A aquisição da intencionalidade muda o conceito de justiça. A punição severa e arbitrária gradativamente dá lugar a punição por reciprocidade, ou seja, aquela que guarda alguma relação com o comportamento a ser punido. A moral deixa de ser quantitativa e passa a ser qualitativa. A intenção passa a ser mais importante do que o comportamento em si.
Durante o estágio das operações formais que, em média, começa por volta dos onze ou doze anos, uma criança desenvolve o raciocínio e a lógica necessária à solução de todas os tipos de problemas. Após o desenvolvimento das operações formais, as mudanças nas capacidades mentais, no que se refere às estruturas e operações lógicas, passam a ser quantitativas e não mais qualitativas. A qualidade do raciocínio que uma pessoa é capaz de realizar não progride após este estágio, mas o conteúdo e a função da inteligência podem progredir.

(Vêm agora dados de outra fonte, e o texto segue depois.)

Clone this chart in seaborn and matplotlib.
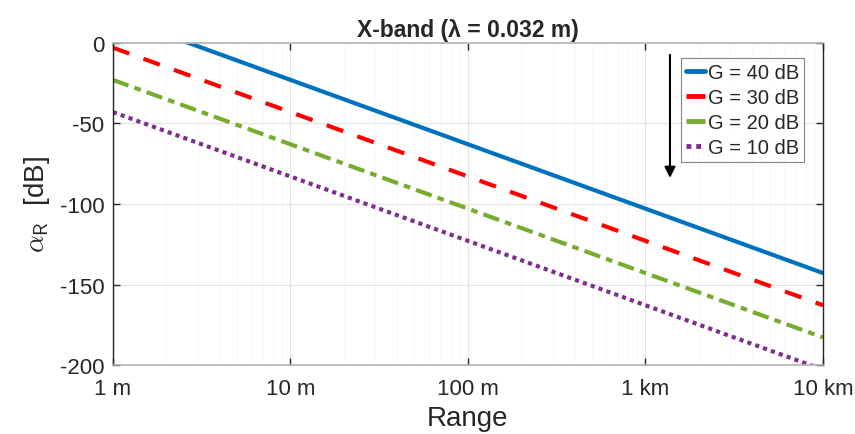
import matplotlib
matplotlib.use("Agg")
import matplotlib.pyplot as plt
import seaborn as sns
import pandas as pd
from matplotlib.ticker import FixedLocator, FixedFormatter, LogLocator, NullFormatter

# ---- data ----
range_m = [1, 10000]
gain_labels = ["G = 40 dB", "G = 30 dB", "G = 20 dB", "G = 10 dB"]
alpha_g40 = [17.1, -142.9]
alpha_g30 = [-2.9, -162.9]
alpha_g20 = [-22.9, -182.9]
alpha_g10 = [-42.9, -202.9]
xtick_vals = [1, 10, 100, 1000, 10000]
xtick_labels = ["1 m", "10 m", "100 m", "1 km", "10 km"]
ytick_vals = [-200, -150, -100, -50, 0]
ytick_labels = ["-200", "-150", "-100", "-50", "0"]

sns.set_theme(style="white")
plt.rcParams["font.family"] = ["Liberation Sans", "DejaVu Sans"]
plt.rcParams["mathtext.fontset"] = "cm"

colors = ["#0072BD", "#FF0000", "#77AC30", "#7E2F8E"]
dashes = [None, (4.2, 3.6), (4.0, 1.5, 1.6, 1.5), (1.0, 1.0)]
series = [alpha_g40, alpha_g30, alpha_g20, alpha_g10]

fig = plt.figure(figsize=(8.55, 4.35), dpi=100)
ax = fig.add_axes([0.132, 0.1586, 0.8306, 0.7403])

for lab, vals, c, d in zip(gain_labels, series, colors, dashes):
    df = pd.DataFrame({"Range": range_m, "alpha": vals})
    sns.lineplot(data=df, x="Range", y="alpha", ax=ax, color=c,
                 linewidth=3.0, label=lab)
    ln = ax.get_lines()[-1]
    if d is not None:
        ln.set_dashes(d)
        ln.set_dash_capstyle("butt")

ax.set_xscale("log")
ax.set_xlim(1, 10000)
ax.set_ylim(-200, 0)

ax.xaxis.set_major_locator(FixedLocator(xtick_vals))
ax.xaxis.set_major_formatter(FixedFormatter(xtick_labels))
ax.xaxis.set_minor_locator(LogLocator(base=10, subs=range(2, 10), numticks=20))
ax.xaxis.set_minor_formatter(NullFormatter())
ax.yaxis.set_major_locator(FixedLocator(ytick_vals))
ax.yaxis.set_major_formatter(FixedFormatter(ytick_labels))

ax.tick_params(axis="both", which="major", direction="in", length=5, width=1,
               colors="#262626", labelsize=16, top=True, right=True,
               bottom=True, left=True)
ax.tick_params(axis="x", which="minor", length=0)
ax.tick_params(axis="x", pad=9)
ax.tick_params(axis="y", pad=6)

ax.grid(True, which="major", color="#e3e3e3", linewidth=0.8, linestyle="-")
ax.grid(True, which="minor", axis="x", color="#ececec", linewidth=0.7, linestyle=":")
ax.set_axisbelow(True)

for s in ["left", "right"]:
    ax.spines[s].set_color("#262626")
    ax.spines[s].set_linewidth(1.0)
for s in ["top", "bottom"]:
    ax.spines[s].set_color("#b3b3b3")
    ax.spines[s].set_linewidth(1.2)

ax.set_xlabel("Range", fontsize=20, color="#262626", labelpad=5)
ax.set_ylabel(r"$\alpha_{\mathsf{R}}$  [dB]", fontsize=20, color="#262626", labelpad=6)
ax.set_title("X-band (λ = 0.032 m)", fontsize=16.5, fontweight="bold", pad=5)

leg = ax.legend(loc="upper right", bbox_to_anchor=(0.973, 0.953), fontsize=14.5,
                frameon=True, fancybox=False, handlelength=0.9, handletextpad=0.15,
                borderpad=0.25, labelspacing=0.3, borderaxespad=0.0)
leg.get_frame().set_edgecolor("#666666")
leg.get_frame().set_linewidth(0.8)
for h in leg.get_lines():
    h.set_linewidth(3.5)

ax.annotate("", xy=(0.7845, 0.581), xytext=(0.7845, 0.963),
            xycoords="axes fraction", textcoords="axes fraction",
            arrowprops=dict(arrowstyle="-|>", color="black", lw=1.5,
                            mutation_scale=16, shrinkA=0, shrinkB=0))

fig.savefig("out.png", dpi=100)
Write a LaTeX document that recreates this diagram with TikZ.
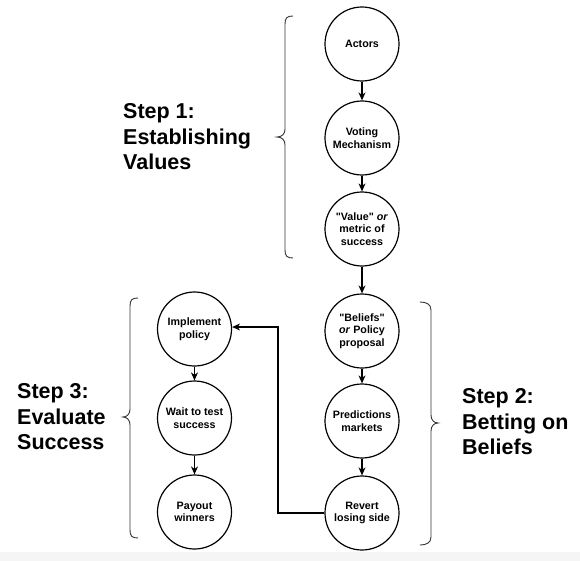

O desenvolvimento afetivo durante o estágio das operações formais é caracterizado por dois fatores principais: o desenvolvimento dos sentimentos idealistas e a continuação da formação da personalidade.
A capacidade de raciocinar sobre o hipotético - o futuro - e de refletir sobre o próprio pensamento torna o adolescente invariavelmente idealista. Este idealismo pode ser visto como um idealismo falso ou incompleto, resultado de um raciocínio baseado no uso egocêntrico do pensamento formal. Faz julgamentos com base no raciocínio e suas conclusões são lógicas. Parecem idealistas porque não podem levar em conta a realidade de comportamento humano que nem sempre tem a ver com a lógica. Por exemplo, a sociedade confirma o mandamento "não matarás" apesar de historicamente ter aprovado as guerras.
Durante a formação das operações formais as crianças começam a ter os seus próprios sentimentos ou pontos de vista sobre as pessoas. Estes são sentimentos autónomos cujas raízes se encontram no desenvolvimento da autonomia durante o estágio operacional concreto. De acordo com Piaget os aspetos finais da formação da personalidade não começam a desenvolver–se antes da transição para a vida adulta. À medida que o adolescente inconscientemente procura adaptar-se à sociedade e ao mundo do trabalho, a formação da personalidade vai-se consolidando. A personalidade é o resultado dos esforços individuais autónomos para se adaptar ao mundo social adulto.
No início das operações formais, a maioria das crianças constrói uma compreensão de regras sofisticada. As regras passam a ser vistas como fixadas a qualquer momento por um acordo mútuo. Reconhecem as regras cooperação e participação efetiva.
O conceito de "punição justa" começa a ser construído apenas depois de emergir a compreensão das regras, paralelamente ao aumento da capacidade de ver os pontos de vista dos outros. Por volta dos onze ou doze anos, a reciprocidade permanece a base para os julgamentos sobre castigo, mas agora as crianças consideram as intenções e as circunstâncias atenuantes, ao formular julgamentos, ao que Piaget chamou equidade. A punição não precisa mais ser, do ponto de vista quantitativo igualmente atribuída. Por exemplo as crianças mais novas não podem ser consideradas tão responsáveis como as mais velhas. O julgamento com base na equidade é uma implementação mais efetiva da igualdade.
Portanto é fundamental cuidarmos do aspeto afetivo no processo ensino-aprendizagem. Precisamos compreender que a criança é uma criança diferente cognitiva e afetivamente falando a cada fase do seu desenvolvimento. Querer ensinar regras de comportamento sem proporcionar à criança situações de interação que levem a uma real tomada de consciência é pura perda de tempo, e o que é pior, pode acabar por dificultar a aquisição do pleno desenvolvimento cognitivo e afetivo.